▶ [TO BE DONE]
Output every line of the material exactly, omitting images.
══════
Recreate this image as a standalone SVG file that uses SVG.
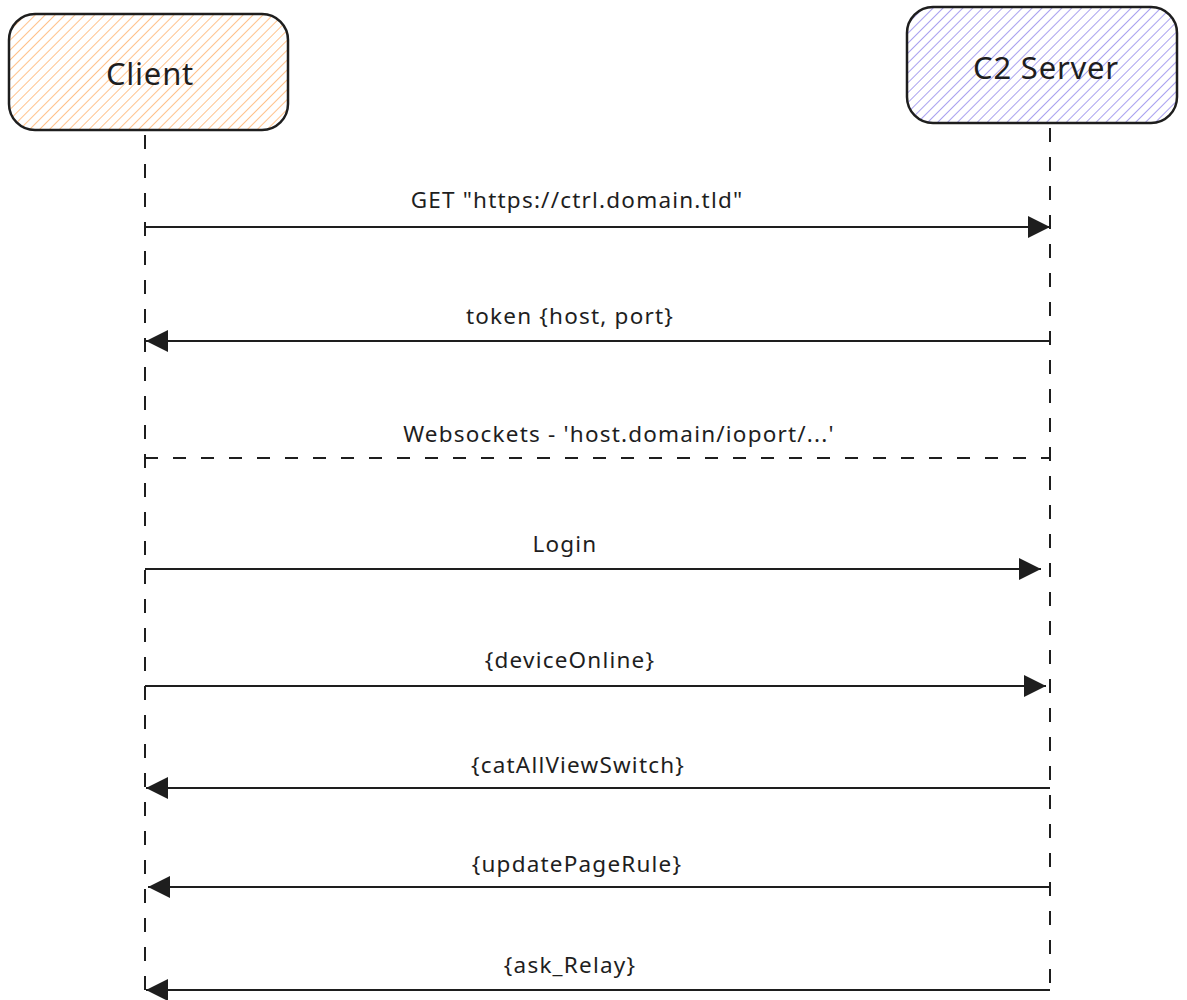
<svg xmlns="http://www.w3.org/2000/svg" width="1187" height="1000" viewBox="0 0 1187 1000">
<defs>
<pattern id="hOrange" patternUnits="userSpaceOnUse" width="7" height="7" patternTransform="rotate(45)">
<line x1="0" y1="0" x2="0" y2="7" stroke="#ffc28c" stroke-width="2"/>
</pattern>
<pattern id="hPurple" patternUnits="userSpaceOnUse" width="7" height="7" patternTransform="rotate(45)">
<line x1="0" y1="0" x2="0" y2="7" stroke="#a9a1ef" stroke-width="2"/>
</pattern>
<marker id="ah" viewBox="0 0 22 22" refX="22" refY="11" markerWidth="22" markerHeight="22" markerUnits="userSpaceOnUse" orient="auto">
<path d="M0,0 L22,11 L0,22 Z" fill="#1e1e1e"/>
</marker>
</defs>
<style>
.box{stroke:#1e1e1e;stroke-width:2.5}
.title{font-family:"Noto Sans","Lato",sans-serif;font-size:31px;letter-spacing:0.8px;fill:#1e1e1e;text-anchor:middle}
.lbl{font-family:"Noto Sans","Lato",sans-serif;font-size:22.5px;letter-spacing:1.2px;fill:#1e1e1e;text-anchor:middle}
.life{stroke:#1e1e1e;stroke-width:2;stroke-dasharray:14 15;fill:none}
.msg{stroke:#1e1e1e;stroke-width:2;fill:none}
.arr{marker-end:url(#ah)}
.dash{stroke-dasharray:13 15}
</style>
<rect width="1187" height="1000" fill="#ffffff"/>
<g id="client">
<rect x="9" y="14" width="279" height="116" rx="26" fill="url(#hOrange)" class="box"/>
<text x="150" y="85" class="title">Client</text>
</g>
<g id="server">
<rect x="907" y="7" width="270" height="116" rx="26" fill="url(#hPurple)" class="box"/>
<text x="1046" y="79" class="title">C2 Server</text>
</g>
<g id="lifelines">
<line x1="145" y1="135" x2="145" y2="995" class="life"/>
<line x1="1050" y1="128" x2="1050" y2="990" class="life"/>
</g>
<g id="connectors">
<line x1="145" y1="227" x2="1050" y2="227" class="msg arr"/>
<line x1="1050" y1="341" x2="146" y2="341" class="msg arr"/>
<line x1="145" y1="458" x2="1050" y2="458" class="msg dash"/>
<line x1="145" y1="569" x2="1041" y2="569" class="msg arr"/>
<line x1="145" y1="686" x2="1046" y2="686" class="msg arr"/>
<line x1="1050" y1="788" x2="146" y2="788" class="msg arr"/>
<line x1="1050" y1="887" x2="148" y2="887" class="msg arr"/>
<line x1="1050" y1="990" x2="146" y2="990" class="msg arr"/>
</g>
<g id="labels">
<text x="577" y="208" class="lbl">GET "https://ctrl.domain.tld"</text>
<text x="570" y="324" class="lbl">token {host, port}</text>
<text x="619" y="442" class="lbl">Websockets - 'host.domain/ioport/...'</text>
<text x="565" y="552" class="lbl">Login</text>
<text x="570" y="668" class="lbl">{deviceOnline}</text>
<text x="578" y="773" class="lbl">{catAllViewSwitch}</text>
<text x="577" y="872" class="lbl">{updatePageRule}</text>
<text x="570" y="973" class="lbl">{ask_Relay}</text>
</g>
</svg>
══════
▶ [EXERCISE ANSWER]
Recreate this image as a standalone SVG file that uses SVG.
<svg xmlns="http://www.w3.org/2000/svg" width="1187" height="1000" viewBox="0 0 1187 1000">
<defs>
<pattern id="hOrange" patternUnits="userSpaceOnUse" width="7" height="7" patternTransform="rotate(45)">
<line x1="0" y1="0" x2="0" y2="7" stroke="#ffc28c" stroke-width="2"/>
</pattern>
<pattern id="hPurple" patternUnits="userSpaceOnUse" width="7" height="7" patternTransform="rotate(45)">
<line x1="0" y1="0" x2="0" y2="7" stroke="#a9a1ef" stroke-width="2"/>
</pattern>
<marker id="ah" viewBox="0 0 22 22" refX="22" refY="11" markerWidth="22" markerHeight="22" markerUnits="userSpaceOnUse" orient="auto">
<path d="M0,0 L22,11 L0,22 Z" fill="#1e1e1e"/>
</marker>
</defs>
<style>
.box{stroke:#1e1e1e;stroke-width:2.5}
.title{font-family:"Noto Sans","Lato",sans-serif;font-size:31px;letter-spacing:0.8px;fill:#1e1e1e;text-anchor:middle}
.lbl{font-family:"Noto Sans","Lato",sans-serif;font-size:22.5px;letter-spacing:1.2px;fill:#1e1e1e;text-anchor:middle}
.life{stroke:#1e1e1e;stroke-width:2;stroke-dasharray:14 15;fill:none}
.msg{stroke:#1e1e1e;stroke-width:2;fill:none}
.arr{marker-end:url(#ah)}
.dash{stroke-dasharray:13 15}
</style>
<rect width="1187" height="1000" fill="#ffffff"/>
<g id="client">
<rect x="9" y="14" width="279" height="116" rx="26" fill="url(#hOrange)" class="box"/>
<text x="150" y="85" class="title">Client</text>
</g>
<g id="server">
<rect x="907" y="7" width="270" height="116" rx="26" fill="url(#hPurple)" class="box"/>
<text x="1046" y="79" class="title">C2 Server</text>
</g>
<g id="lifelines">
<line x1="145" y1="135" x2="145" y2="995" class="life"/>
<line x1="1050" y1="128" x2="1050" y2="990" class="life"/>
</g>
<g id="connectors">
<line x1="145" y1="227" x2="1050" y2="227" class="msg arr"/>
<line x1="1050" y1="341" x2="146" y2="341" class="msg arr"/>
<line x1="145" y1="458" x2="1050" y2="458" class="msg dash"/>
<line x1="145" y1="569" x2="1041" y2="569" class="msg arr"/>
<line x1="145" y1="686" x2="1046" y2="686" class="msg arr"/>
<line x1="1050" y1="788" x2="146" y2="788" class="msg arr"/>
<line x1="1050" y1="887" x2="148" y2="887" class="msg arr"/>
<line x1="1050" y1="990" x2="146" y2="990" class="msg arr"/>
</g>
<g id="labels">
<text x="577" y="208" class="lbl">GET "https://ctrl.domain.tld"</text>
<text x="570" y="324" class="lbl">token {host, port}</text>
<text x="619" y="442" class="lbl">Websockets - 'host.domain/ioport/...'</text>
<text x="565" y="552" class="lbl">Login</text>
<text x="570" y="668" class="lbl">{deviceOnline}</text>
<text x="578" y="773" class="lbl">{catAllViewSwitch}</text>
<text x="577" y="872" class="lbl">{updatePageRule}</text>
<text x="570" y="973" class="lbl">{ask_Relay}</text>
</g>
</svg>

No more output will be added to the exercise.